L’aspect clinique apparait dans la démonstration, dont Haneke tient tant à coeur. Celle où les acteurs jouent, et le cadre reste fixe. De longs plans, où il ne se passe pas vraiment grand chose, mais où il y a une maîtrise certaine. Les travellings sont lents, effectués seulement lors des déplacements des acteurs ou alors pour dévoiler quelque chose. Une caméra qui n’est pas tellement un miroir bête, mais bien le témoin d’une réalité (comme on peut le voir chez Haneke).

De plus, ces plans fixes n’exercent aucune influence sur le reste de l’esthétique. On affirmera chez Emir Baigazin un sens exquis du paysage. Il assure la capture du paysage (non pas les décors intérieurs) avec une assurance qui nous fait sortir plusieurs fois de l’aspect clinique pesant. Ceci afin de revenir légèrement vers un réalisme troublant. Car à côté, il faut assurer l’intrigue. Alors, pas dans la frontalité, ni dans le direct, et non plus dans la retenue.

Le réalisateur fera en sorte que le tout reste acceptable. Il ira se placer plusieurs fois au contact de ses personnages. Jouant sur la longueur pour mieux préparer l’assoudissement des futurs actes. N’hésitant pas non plus à jouer sur le non-dit, pour mieux explorer l’état de nature de ses personnages. Allant même jusqu’à porter la violence (avec la loi du plus fort chez les jeunes) à un haut niveau, pour mieux apporter une touche de malsain dans l’ambiance clinique.
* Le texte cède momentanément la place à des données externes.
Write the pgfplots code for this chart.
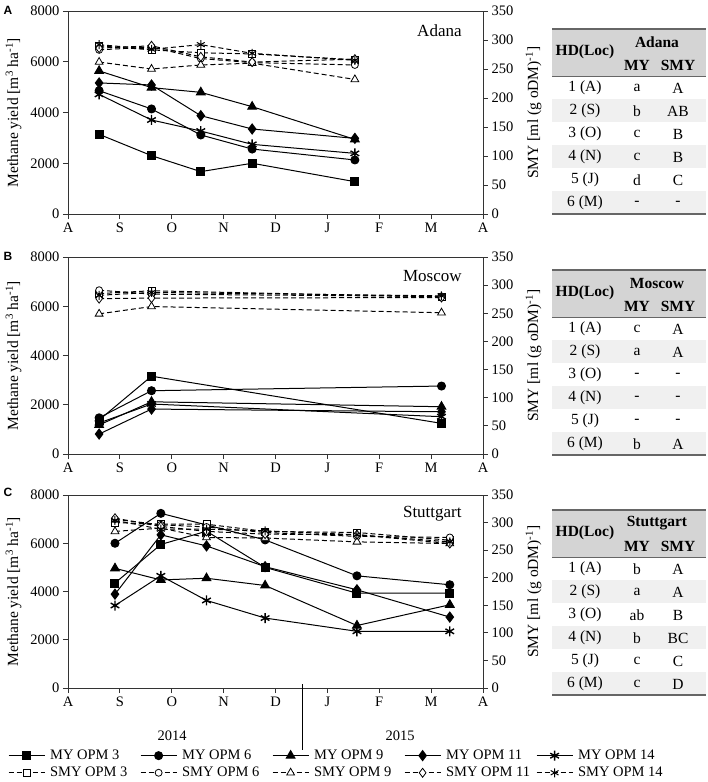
\documentclass[border=0pt]{standalone}
\usepackage{pgfplots}
\pgfplotsset{compat=1.18}
\usepackage{fontspec}
\setmainfont{Liberation Serif}
\newfontfamily\arial{Liberation Sans}
\newcommand{\fs}{\fontsize{14.5}{17}\selectfont}
\newcommand{\fl}{\fontsize{15.5}{18}\selectfont}
\pgfplotsset{
  basemy/.style={black, line width=1pt, solid},
  my3/.style={basemy, mark=square*, mark size=4pt, mark options={solid,fill=black}},
  my6/.style={basemy, mark=*, mark size=4pt, mark options={solid,fill=black}},
  my9/.style={basemy, mark=triangle*, mark size=5pt, mark options={solid,fill=black}},
  my11/.style={basemy, mark=diamond*, mark size=5pt, mark options={solid,fill=black}},
  my14/.style={basemy, mark=asterisk, mark size=5pt, mark options={solid,line width=1.4pt}},
  basesmy/.style={black, line width=1pt, dash pattern=on 5pt off 3pt},
  smy3/.style={basesmy, mark=square*, mark size=3.5pt, mark options={solid,fill=white,line width=0.8pt}},
  smy6/.style={basesmy, mark=*, mark size=3.5pt, mark options={solid,fill=white,line width=0.8pt}},
  smy9/.style={basesmy, mark=triangle*, mark size=4.5pt, mark options={solid,fill=white,line width=0.8pt}},
  smy11/.style={basesmy, mark=diamond*, mark size=4.5pt, mark options={solid,fill=white,line width=0.8pt}},
  smy14/.style={basesmy, mark=asterisk, mark size=4.5pt, mark options={solid,line width=1pt}},
  common/.style={scale only axis, width=415pt, xmin=0, xmax=8, tick align=outside,
    major tick length=5pt, axis line style={black!80, line width=0.9pt},
    every tick/.style={black!80, line width=0.9pt},
    tick label style={font=\fs}, label style={font=\fl},
    /pgf/number format/assume math mode=true, /pgf/number format/1000 sep={},
    clip=false, anchor=south west},
  panelL/.style={common, ymin=0, ymax=8000, ytick={0,2000,...,8000},
    xtick={0,...,8}, xticklabels={A,S,O,N,D,J,F,M,A}, xtick pos=lower, ytick pos=left,
    ylabel={Methane yield [m\textsuperscript{3} ha\textsuperscript{-1}]},
    ylabel style={at={(axis description cs:-0.131,0.5)}, anchor=center}},
  panelR/.style={common, ymin=0, ymax=350, ytick={0,50,...,350},
    axis y line*=right, axis x line=none,
    ylabel={SMY [ml (g oDM)\textsuperscript{-1}]},
    ylabel style={at={(axis description cs:1.122,0.5)}, anchor=center}},
}
\newcommand{\loctab}[3]{%
\begin{scope}[yshift=-#1pt]\begin{scope}[x=1pt,y=-1pt]
  \fill[black!17] (552,0) rectangle (706,47);
  \foreach \r in {2,4,6} \fill[black!6] (552,{47+23*(\r-1)}) rectangle (706,{47+23*\r});
  \draw[black!60, line width=1.2pt] (552,0) -- (706,0);
  \draw[black!60, line width=0.8pt] (552,47) -- (706,47);
  \draw[black!60, line width=1.2pt] (552,185) -- (706,185);
  \node[font=\fl\bfseries] at (585,23) {HD(Loc)};
  \node[font=\fl\bfseries] at (657,13) {#2};
  \node[font=\fl\bfseries] at (637,36) {MY};
  \node[font=\fl\bfseries] at (678,36) {SMY};
  \foreach \r/\lab/\a/\b in {#3} {
    \node[font=\fl] at (585,{47+23*\r-11}) {\r\ (\lab)};
    \node[font=\fl] at (637,{47+23*\r-11}) {\a};
    \node[font=\fl] at (678,{47+23*\r-11}) {\b};
  }
\end{scope}\end{scope}}
\begin{document}
\begin{tikzpicture}
\path[use as bounding box] (0,0) rectangle (708pt,-782pt);

% ---------------- Panel A: Adana
\begin{axis}[panelL, at={(68pt,-214pt)}, height=203pt]
\addplot[my3] coordinates {(0.60,3140) (1.61,2300) (2.56,1670) (3.55,2000) (5.53,1275)};
\addplot[my6] coordinates {(0.60,4860) (1.61,4140) (2.56,3115) (3.55,2560) (5.53,2130)};
\addplot[my9] coordinates {(0.60,5640) (1.61,4980) (2.56,4795) (3.55,4230) (5.53,2940)};
\addplot[my11] coordinates {(0.60,5165) (1.61,5085) (2.56,3875) (3.55,3350) (5.53,2980)};
\addplot[my14] coordinates {(0.60,4715) (1.61,3705) (2.56,3270) (3.55,2745) (5.53,2390)};
\node[anchor=east, font=\fontsize{17}{20}\selectfont] at (rel axis cs:0.957,0.905) {Adana};
\end{axis}
\begin{axis}[panelR, at={(68pt,-214pt)}, height=203pt]
\addplot[smy3] coordinates {(0.60,290) (1.61,283) (2.56,278) (3.55,276) (5.53,266)};
\addplot[smy6] coordinates {(0.60,283) (1.61,288) (2.56,268) (3.55,261) (5.53,257)};
\addplot[smy9] coordinates {(0.60,262) (1.61,250) (2.56,257) (3.55,260) (5.53,232)};
\addplot[smy11] coordinates {(0.60,286) (1.61,290) (2.56,271) (3.55,262) (5.53,267)};
\addplot[smy14] coordinates {(0.60,292) (1.61,284) (2.56,292) (3.55,277) (5.53,265)};
\end{axis}

% ---------------- Panel B: Moscow
\begin{axis}[panelL, at={(68pt,-454pt)}, height=197pt]
\addplot[my3] coordinates {(0.60,1380) (1.61,3160) (7.2,1245)};
\addplot[my6] coordinates {(0.60,1470) (1.61,2570) (7.2,2760)};
\addplot[my9] coordinates {(0.60,1180) (1.61,2120) (7.2,1920)};
\addplot[my11] coordinates {(0.60,810) (1.61,1825) (7.2,1715)};
\addplot[my14] coordinates {(0.60,1260) (1.61,2030) (7.2,1515)};
\node[anchor=east, font=\fontsize{17}{20}\selectfont] at (rel axis cs:0.957,0.905) {Moscow};
\end{axis}
\begin{axis}[panelR, at={(68pt,-454pt)}, height=197pt]
\addplot[smy3] coordinates {(0.60,285) (1.61,290) (7.2,279)};
\addplot[smy6] coordinates {(0.60,291) (1.61,284) (7.2,280)};
\addplot[smy9] coordinates {(0.60,249) (1.61,262) (7.2,251)};
\addplot[smy11] coordinates {(0.60,276) (1.61,277) (7.2,278)};
\addplot[smy14] coordinates {(0.60,282) (1.61,287) (7.2,281)};
\end{axis}

% ---------------- Panel C: Stuttgart
\begin{axis}[panelL, at={(68pt,-688pt)}, height=193pt]
\addplot[my3] coordinates {(0.906,4350) (1.79,5950) (2.67,6500) (3.80,5000) (5.57,3930) (7.36,3930)};
\addplot[my6] coordinates {(0.906,6000) (1.79,7240) (2.67,6760) (3.80,6140) (5.57,4650) (7.36,4280)};
\addplot[my9] coordinates {(0.906,4960) (1.79,4480) (2.67,4550) (3.80,4250) (5.57,2590) (7.36,3450)};
\addplot[my11] coordinates {(0.906,3890) (1.79,6350) (2.67,5890) (3.80,5030) (5.57,4070) (7.36,2940)};
\addplot[my14] coordinates {(0.906,3420) (1.79,4650) (2.67,3630) (3.80,2900) (5.57,2350) (7.36,2350)};
\node[anchor=east, font=\fontsize{17}{20}\selectfont] at (rel axis cs:0.957,0.905) {Stuttgart};
\end{axis}
\begin{axis}[panelR, at={(68pt,-688pt)}, height=193pt,
  legend columns=5, legend cell align=left,
  legend style={at={(axis description cs:-0.152,-0.300)}, anchor=north west, draw=none, fill=none,
    font=\fs, /tikz/every even column/.append style={column sep=12pt}, row sep=2pt},
  legend image code/.code={\draw[mark repeat=2,mark phase=2,#1] plot coordinates {(0pt,0pt) (18pt,0pt) (36pt,0pt)};}]
\addlegendimage{my3}\addlegendentry{\hspace{3pt}\makebox[76pt][l]{MY OPM 3}}
\addlegendimage{my6}\addlegendentry{\hspace{3pt}\makebox[76pt][l]{MY OPM 6}}
\addlegendimage{my9}\addlegendentry{\hspace{3pt}\makebox[76pt][l]{MY OPM 9}}
\addlegendimage{my11}\addlegendentry{\hspace{3pt}\makebox[76pt][l]{MY OPM 11}}
\addlegendimage{my14}\addlegendentry{\hspace{3pt}\makebox[76pt][l]{MY OPM 14}}
\addplot[smy3] coordinates {(0.906,300) (1.79,297) (2.67,297) (3.80,284) (5.57,282) (7.36,268)};
\addlegendentry{\hspace{3pt}\makebox[76pt][l]{SMY OPM 3}}
\addplot[smy6] coordinates {(0.906,306) (1.79,296) (2.67,292) (3.80,282) (5.57,275) (7.36,273)};
\addlegendentry{\hspace{3pt}\makebox[76pt][l]{SMY OPM 6}}
\addplot[smy9] coordinates {(0.906,284) (1.79,290) (2.67,273) (3.80,272) (5.57,265) (7.36,262)};
\addlegendentry{\hspace{3pt}\makebox[76pt][l]{SMY OPM 9}}
\addplot[smy11] coordinates {(0.906,308) (1.79,293) (2.67,284) (3.80,279) (5.57,278) (7.36,262)};
\addlegendentry{\hspace{3pt}\makebox[76pt][l]{SMY OPM 11}}
\addplot[smy14] coordinates {(0.906,304) (1.79,288) (2.67,288) (3.80,285) (5.57,278) (7.36,265)};
\addlegendentry{\hspace{3pt}\makebox[76pt][l]{SMY OPM 14}}
\end{axis}

% ---------------- annotations in pixel coordinates
\begin{scope}[x=1pt,y=-1pt]
  \node[font=\arial\bfseries\fontsize{12}{14}\selectfont] at (8,10) {A};
  \node[font=\arial\bfseries\fontsize{12}{14}\selectfont] at (8,256) {B};
  \node[font=\arial\bfseries\fontsize{12}{14}\selectfont] at (8,492) {C};
  \draw[black, line width=1pt] (302,684) -- (302,750);
  \node[font=\fs] at (172,736) {2014};
  \node[font=\fs] at (400,736) {2015};
\end{scope}

\loctab{29}{Adana}{1/A/a/A, 2/S/b/AB, 3/O/c/B, 4/N/c/B, 5/J/d/C, 6/M/-/-}
\loctab{270}{Moscow}{1/A/c/A, 2/S/a/A, 3/O/-/-, 4/N/-/-, 5/J/-/-, 6/M/b/A}
\loctab{510}{Stuttgart}{1/A/b/A, 2/S/a/A, 3/O/ab/B, 4/N/b/BC, 5/J/c/C, 6/M/c/D}
\end{tikzpicture}
\end{document}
Et même si la fin laisse le spectateur interpréter les situations en cours, le film est appliqué dans son rythme. Le montage peut nous indiquer un film à deux chapitres. Sauf que cette coupure transparente comblera les longueurs et les creux du scénario. Même si lentement, l’intensité créée dès le début (avec ce mouton égorgé et vidé) ne fera que progresser. Pour finalement atteindre l’ultime coup de couteau (métaphore pour un retournement de situation).